The inconvenience of feces.

One of the biggest inconveniences in my life – And I live in Vietnam so this must be a serious inconvenience – involves my bowel system. I think, really, it’s more directly my psyche. My brain is my biggest inconvenience.

My inconvenience isn’t anything diagnosable or official, I don’t have IBS or an intolerance for lactose or any other edible substance (or even most inedible substances), but it’s there nonetheless.

It’s not there often, however. In fact, its occurrence is few and far between. But I think that’s what makes it so inconvenient. I don’t expect it, I don’t plan for it and like acne on a smooth face, it really shows. My face spent most of its adolescence evenly raked with acne to the point that its uniformity blended in to my overall persona, and nobody noticed or gave it a second’s thought.

So I never had the problem you smooth-faced humans which lost you up to several thousands of your currency over the years on cosmetics trying desperately to hide it and prevent it from happening again, even though we all secretly know the cosmetics are completely ineffective and it’s simply your own body healing itself in the time it takes the acne to go away.

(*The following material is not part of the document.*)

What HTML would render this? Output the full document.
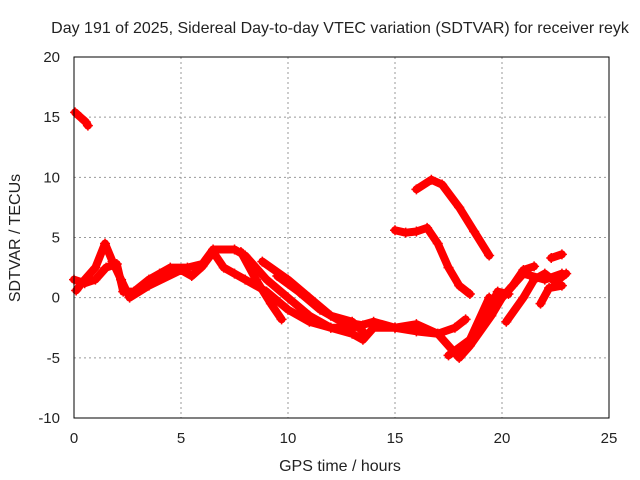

Make-up is a more effectual technique males are increasingly brave to use, but with the money you all spent on that, I could save and buy a pizza every month, thus perpetuating my uniformly unnoticeable, blazing red facial attire.

Thankfully this crisis in my life has all but vanished, minus a few that pop up here and there, but after growing up hating myself for so long, I tend to give up giving a damn about what people think of my spots, or my weight, my clothes, my attitude or me being alive.

The rare bowel crisis hasn’t gone away, and never will, I’d bet. Let me explain.

The closer I get to a bathroom, or the more aware I become that I am approaching one, the more desperate I am to release that which is waiting within me. If the toilet is public, and closed, it quite easily holds off for an indefinite period. But if I approach and a bathroom is merely busy, that person could finish at any moment, so my brain doesn’t allow my body to revert to safety mode. I’ve tested this and I’ve tried to make myself believe genuinely that a toilet is miles away even though I’m just 2 locked doors away. Doesn’t work. My subconscious is far more powerful. I remember when waiting as a teenager, I’d lie down and hope gravity worked its wonders. It didn’t.

Why not? That trick works with a blocked nose, albeit slowly. Stand on your head, or lie in bed in a way that your head is upside down, gravity will clear your nose reliably, providing you’re willing to be there a frustratingly long time, and possibly pass out, fall over and get a blocked nose again for when you wake up. But the theory works in practice. It never did for my bowels. At best, it went away in intervals of 20 seconds and came back in stronger waves of desperation, almost as if it was backing up to take a run up.

Why is that? Why do I have to suffer so much when my body is quite clearly capable of avoiding it?